Problem to work on » Look through the material below. Copy every line with the string "that" in it.

Supplied records »
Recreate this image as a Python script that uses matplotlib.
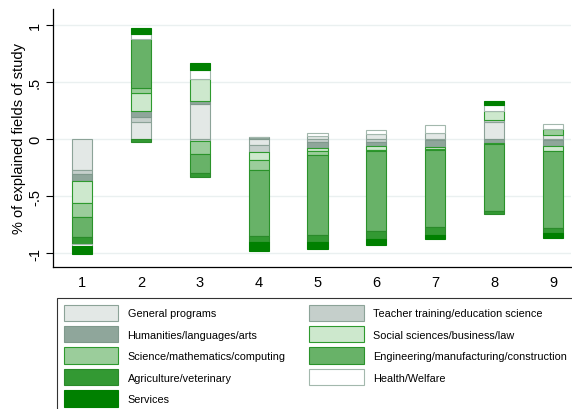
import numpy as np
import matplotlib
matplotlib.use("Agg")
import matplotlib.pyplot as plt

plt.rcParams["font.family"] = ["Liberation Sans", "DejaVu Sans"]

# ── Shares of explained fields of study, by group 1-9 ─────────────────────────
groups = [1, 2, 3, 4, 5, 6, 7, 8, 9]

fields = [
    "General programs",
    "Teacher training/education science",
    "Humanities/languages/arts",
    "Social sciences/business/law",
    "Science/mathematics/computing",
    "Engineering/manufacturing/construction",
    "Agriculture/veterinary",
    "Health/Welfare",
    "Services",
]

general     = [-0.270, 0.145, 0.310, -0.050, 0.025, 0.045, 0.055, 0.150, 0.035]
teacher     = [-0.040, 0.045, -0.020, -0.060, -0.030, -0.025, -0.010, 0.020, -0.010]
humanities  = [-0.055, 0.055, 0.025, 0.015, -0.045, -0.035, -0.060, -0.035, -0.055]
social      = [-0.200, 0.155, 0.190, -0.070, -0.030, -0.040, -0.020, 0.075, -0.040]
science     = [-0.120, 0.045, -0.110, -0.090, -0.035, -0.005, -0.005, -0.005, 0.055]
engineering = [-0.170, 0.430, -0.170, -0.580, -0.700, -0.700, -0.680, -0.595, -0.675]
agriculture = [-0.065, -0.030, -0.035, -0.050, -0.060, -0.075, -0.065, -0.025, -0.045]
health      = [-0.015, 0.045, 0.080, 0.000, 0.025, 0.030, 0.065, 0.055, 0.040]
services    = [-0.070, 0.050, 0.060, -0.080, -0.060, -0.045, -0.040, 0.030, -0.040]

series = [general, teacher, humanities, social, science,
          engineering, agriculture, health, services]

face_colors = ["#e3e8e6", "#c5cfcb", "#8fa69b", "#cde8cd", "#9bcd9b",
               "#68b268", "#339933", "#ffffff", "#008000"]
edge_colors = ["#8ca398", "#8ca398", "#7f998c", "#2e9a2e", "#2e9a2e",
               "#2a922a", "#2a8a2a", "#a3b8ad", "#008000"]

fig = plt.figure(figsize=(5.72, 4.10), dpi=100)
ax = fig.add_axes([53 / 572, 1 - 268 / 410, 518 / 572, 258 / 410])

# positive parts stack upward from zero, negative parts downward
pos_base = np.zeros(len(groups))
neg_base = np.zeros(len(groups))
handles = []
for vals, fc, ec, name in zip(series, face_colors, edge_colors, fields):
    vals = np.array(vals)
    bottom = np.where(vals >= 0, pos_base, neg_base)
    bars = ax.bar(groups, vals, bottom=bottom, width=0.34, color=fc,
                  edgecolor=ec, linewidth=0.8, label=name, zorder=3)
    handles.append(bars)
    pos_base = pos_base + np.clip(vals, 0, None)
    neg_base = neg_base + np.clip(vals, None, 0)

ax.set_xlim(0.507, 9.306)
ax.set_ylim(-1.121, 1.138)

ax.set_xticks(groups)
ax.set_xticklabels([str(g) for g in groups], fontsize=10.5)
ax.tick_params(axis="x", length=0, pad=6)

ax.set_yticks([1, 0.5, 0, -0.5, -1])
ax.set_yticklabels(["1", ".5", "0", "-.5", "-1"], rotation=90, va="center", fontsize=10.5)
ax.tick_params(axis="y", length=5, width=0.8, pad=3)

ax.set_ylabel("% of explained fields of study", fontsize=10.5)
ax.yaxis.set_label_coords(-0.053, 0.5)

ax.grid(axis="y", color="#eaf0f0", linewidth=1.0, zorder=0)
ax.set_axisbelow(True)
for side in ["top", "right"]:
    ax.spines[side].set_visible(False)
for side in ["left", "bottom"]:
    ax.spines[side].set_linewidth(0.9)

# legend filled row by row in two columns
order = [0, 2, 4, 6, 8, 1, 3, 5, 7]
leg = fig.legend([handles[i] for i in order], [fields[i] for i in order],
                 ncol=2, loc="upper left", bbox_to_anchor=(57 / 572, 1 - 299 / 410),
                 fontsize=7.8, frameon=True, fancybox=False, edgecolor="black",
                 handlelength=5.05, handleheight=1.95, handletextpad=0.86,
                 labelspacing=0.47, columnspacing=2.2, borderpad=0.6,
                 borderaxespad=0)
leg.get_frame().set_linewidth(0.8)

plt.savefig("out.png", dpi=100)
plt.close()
--
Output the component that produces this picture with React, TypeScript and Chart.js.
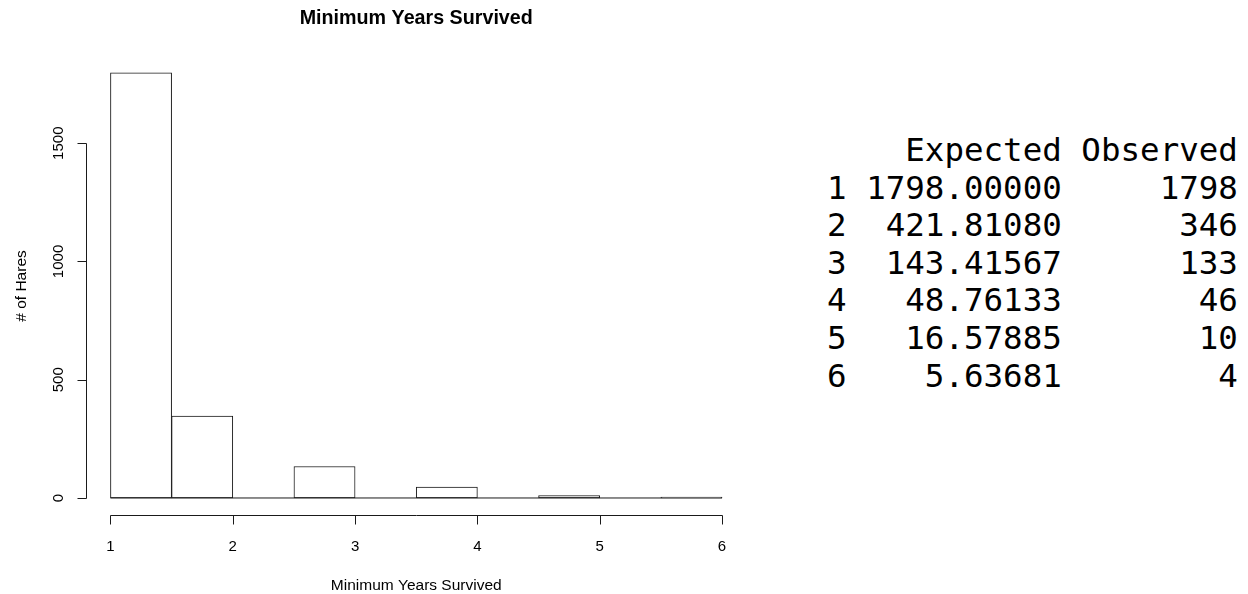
...
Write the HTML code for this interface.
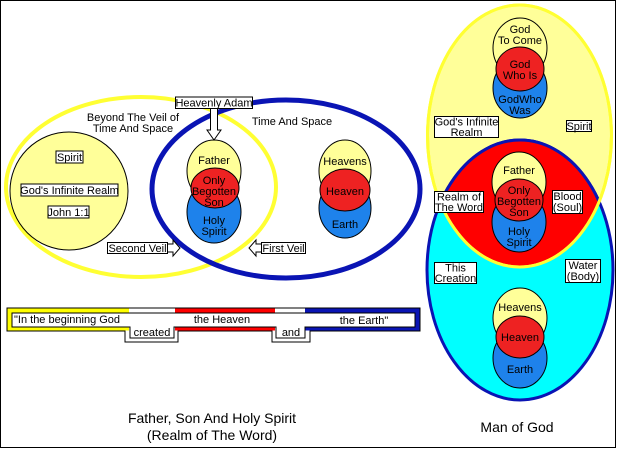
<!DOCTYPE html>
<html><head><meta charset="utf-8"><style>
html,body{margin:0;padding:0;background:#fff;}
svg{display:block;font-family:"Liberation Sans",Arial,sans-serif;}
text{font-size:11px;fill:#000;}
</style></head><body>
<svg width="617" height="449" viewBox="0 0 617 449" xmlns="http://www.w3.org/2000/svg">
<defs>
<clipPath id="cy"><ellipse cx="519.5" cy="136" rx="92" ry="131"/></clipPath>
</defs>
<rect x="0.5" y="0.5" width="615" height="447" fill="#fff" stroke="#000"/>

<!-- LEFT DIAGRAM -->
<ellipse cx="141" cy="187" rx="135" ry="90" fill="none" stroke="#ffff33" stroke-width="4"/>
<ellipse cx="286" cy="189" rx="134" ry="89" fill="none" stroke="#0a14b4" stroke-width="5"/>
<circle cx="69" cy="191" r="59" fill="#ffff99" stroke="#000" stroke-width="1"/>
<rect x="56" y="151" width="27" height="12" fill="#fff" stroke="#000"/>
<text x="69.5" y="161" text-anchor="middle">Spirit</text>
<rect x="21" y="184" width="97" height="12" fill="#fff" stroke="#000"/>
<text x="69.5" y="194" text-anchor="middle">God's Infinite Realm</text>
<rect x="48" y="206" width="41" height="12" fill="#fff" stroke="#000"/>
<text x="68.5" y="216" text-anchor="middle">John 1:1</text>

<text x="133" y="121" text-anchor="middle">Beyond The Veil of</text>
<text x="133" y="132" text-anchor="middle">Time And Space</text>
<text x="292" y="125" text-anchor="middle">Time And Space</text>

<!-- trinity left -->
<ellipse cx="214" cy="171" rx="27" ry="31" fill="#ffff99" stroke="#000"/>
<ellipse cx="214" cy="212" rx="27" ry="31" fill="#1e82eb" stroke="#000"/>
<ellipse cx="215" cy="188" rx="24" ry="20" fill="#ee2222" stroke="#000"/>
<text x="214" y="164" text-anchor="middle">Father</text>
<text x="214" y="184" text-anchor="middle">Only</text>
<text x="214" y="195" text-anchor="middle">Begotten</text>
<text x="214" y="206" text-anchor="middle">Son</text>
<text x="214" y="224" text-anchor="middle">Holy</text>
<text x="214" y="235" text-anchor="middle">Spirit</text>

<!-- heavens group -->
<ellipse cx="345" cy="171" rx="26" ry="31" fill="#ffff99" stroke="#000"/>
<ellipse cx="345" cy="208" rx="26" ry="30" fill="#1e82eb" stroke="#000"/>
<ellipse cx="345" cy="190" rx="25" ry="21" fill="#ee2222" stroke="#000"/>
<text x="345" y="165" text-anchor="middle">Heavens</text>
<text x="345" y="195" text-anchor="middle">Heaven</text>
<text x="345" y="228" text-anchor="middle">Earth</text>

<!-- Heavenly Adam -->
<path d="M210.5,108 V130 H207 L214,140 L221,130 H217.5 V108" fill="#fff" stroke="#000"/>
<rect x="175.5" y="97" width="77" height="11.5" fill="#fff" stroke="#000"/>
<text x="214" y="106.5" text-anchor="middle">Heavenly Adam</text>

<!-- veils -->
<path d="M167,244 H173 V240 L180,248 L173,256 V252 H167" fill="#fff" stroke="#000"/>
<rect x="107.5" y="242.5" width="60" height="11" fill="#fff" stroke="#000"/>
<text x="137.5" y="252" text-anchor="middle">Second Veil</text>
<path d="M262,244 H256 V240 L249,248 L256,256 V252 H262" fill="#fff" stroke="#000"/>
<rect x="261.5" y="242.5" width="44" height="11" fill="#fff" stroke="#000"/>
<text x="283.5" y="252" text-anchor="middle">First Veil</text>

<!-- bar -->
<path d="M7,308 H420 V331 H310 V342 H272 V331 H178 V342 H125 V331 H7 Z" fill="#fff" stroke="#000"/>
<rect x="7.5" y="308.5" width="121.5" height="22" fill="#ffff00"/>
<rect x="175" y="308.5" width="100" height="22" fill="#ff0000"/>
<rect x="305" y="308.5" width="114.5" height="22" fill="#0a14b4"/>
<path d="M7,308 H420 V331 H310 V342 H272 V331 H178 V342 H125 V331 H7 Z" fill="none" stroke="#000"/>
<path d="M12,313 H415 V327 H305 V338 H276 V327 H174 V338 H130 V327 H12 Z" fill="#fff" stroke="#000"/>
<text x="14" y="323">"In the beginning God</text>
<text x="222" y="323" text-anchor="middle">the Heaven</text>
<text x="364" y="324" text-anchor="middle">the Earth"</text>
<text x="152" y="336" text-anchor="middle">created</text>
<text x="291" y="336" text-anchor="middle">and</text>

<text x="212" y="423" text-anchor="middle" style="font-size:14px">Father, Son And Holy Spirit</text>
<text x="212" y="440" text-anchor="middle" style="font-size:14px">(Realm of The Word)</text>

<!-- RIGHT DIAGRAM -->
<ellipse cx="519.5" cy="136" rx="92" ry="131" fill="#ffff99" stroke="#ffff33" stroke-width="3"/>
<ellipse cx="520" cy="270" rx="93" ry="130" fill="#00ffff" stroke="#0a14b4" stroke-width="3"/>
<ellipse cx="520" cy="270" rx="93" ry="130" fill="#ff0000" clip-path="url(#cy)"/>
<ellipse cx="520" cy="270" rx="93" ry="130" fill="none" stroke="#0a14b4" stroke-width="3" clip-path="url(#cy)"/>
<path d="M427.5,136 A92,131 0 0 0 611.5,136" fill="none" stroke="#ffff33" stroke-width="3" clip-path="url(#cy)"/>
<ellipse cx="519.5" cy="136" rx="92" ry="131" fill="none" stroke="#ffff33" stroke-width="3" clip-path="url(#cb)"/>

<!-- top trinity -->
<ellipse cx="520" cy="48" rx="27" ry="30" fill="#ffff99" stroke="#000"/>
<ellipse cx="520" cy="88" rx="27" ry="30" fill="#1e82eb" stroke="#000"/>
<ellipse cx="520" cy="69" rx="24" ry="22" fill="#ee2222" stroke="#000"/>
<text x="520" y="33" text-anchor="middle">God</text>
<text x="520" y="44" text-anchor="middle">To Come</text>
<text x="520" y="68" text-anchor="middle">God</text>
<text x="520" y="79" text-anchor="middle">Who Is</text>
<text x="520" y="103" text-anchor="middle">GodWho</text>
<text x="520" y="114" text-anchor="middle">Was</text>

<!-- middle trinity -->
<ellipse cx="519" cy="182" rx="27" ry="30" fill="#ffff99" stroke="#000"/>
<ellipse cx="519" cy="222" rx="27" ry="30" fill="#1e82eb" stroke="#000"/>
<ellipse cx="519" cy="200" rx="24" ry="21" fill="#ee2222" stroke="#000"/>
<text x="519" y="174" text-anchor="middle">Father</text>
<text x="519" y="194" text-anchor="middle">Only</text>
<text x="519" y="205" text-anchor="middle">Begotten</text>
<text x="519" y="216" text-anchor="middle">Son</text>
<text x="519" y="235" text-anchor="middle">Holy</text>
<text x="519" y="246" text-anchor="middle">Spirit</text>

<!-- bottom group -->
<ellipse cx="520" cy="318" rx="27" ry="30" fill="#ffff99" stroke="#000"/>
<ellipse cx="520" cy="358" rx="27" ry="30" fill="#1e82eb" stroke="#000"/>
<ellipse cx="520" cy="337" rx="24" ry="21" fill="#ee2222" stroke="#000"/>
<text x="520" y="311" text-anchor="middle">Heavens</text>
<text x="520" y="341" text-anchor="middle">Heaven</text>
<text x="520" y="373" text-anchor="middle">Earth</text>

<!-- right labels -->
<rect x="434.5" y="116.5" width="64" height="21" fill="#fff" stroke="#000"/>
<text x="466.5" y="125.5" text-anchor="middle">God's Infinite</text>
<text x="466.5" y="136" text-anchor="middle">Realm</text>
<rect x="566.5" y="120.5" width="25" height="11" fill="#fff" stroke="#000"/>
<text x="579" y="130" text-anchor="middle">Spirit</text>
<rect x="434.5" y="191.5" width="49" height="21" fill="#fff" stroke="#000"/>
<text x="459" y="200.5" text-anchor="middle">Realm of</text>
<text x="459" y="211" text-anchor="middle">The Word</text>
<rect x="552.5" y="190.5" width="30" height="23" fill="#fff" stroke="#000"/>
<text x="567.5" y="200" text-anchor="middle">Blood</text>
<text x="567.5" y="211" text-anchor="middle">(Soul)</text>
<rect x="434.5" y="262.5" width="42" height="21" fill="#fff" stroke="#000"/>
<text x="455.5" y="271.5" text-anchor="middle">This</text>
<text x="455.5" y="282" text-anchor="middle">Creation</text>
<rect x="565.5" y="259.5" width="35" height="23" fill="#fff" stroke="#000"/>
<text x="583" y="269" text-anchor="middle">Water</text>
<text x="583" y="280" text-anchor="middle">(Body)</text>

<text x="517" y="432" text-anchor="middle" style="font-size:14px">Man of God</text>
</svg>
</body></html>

Solved exercise »
Recreate this image as a Python script that uses matplotlib.
Output the component that produces this picture with React, TypeScript and Chart.js.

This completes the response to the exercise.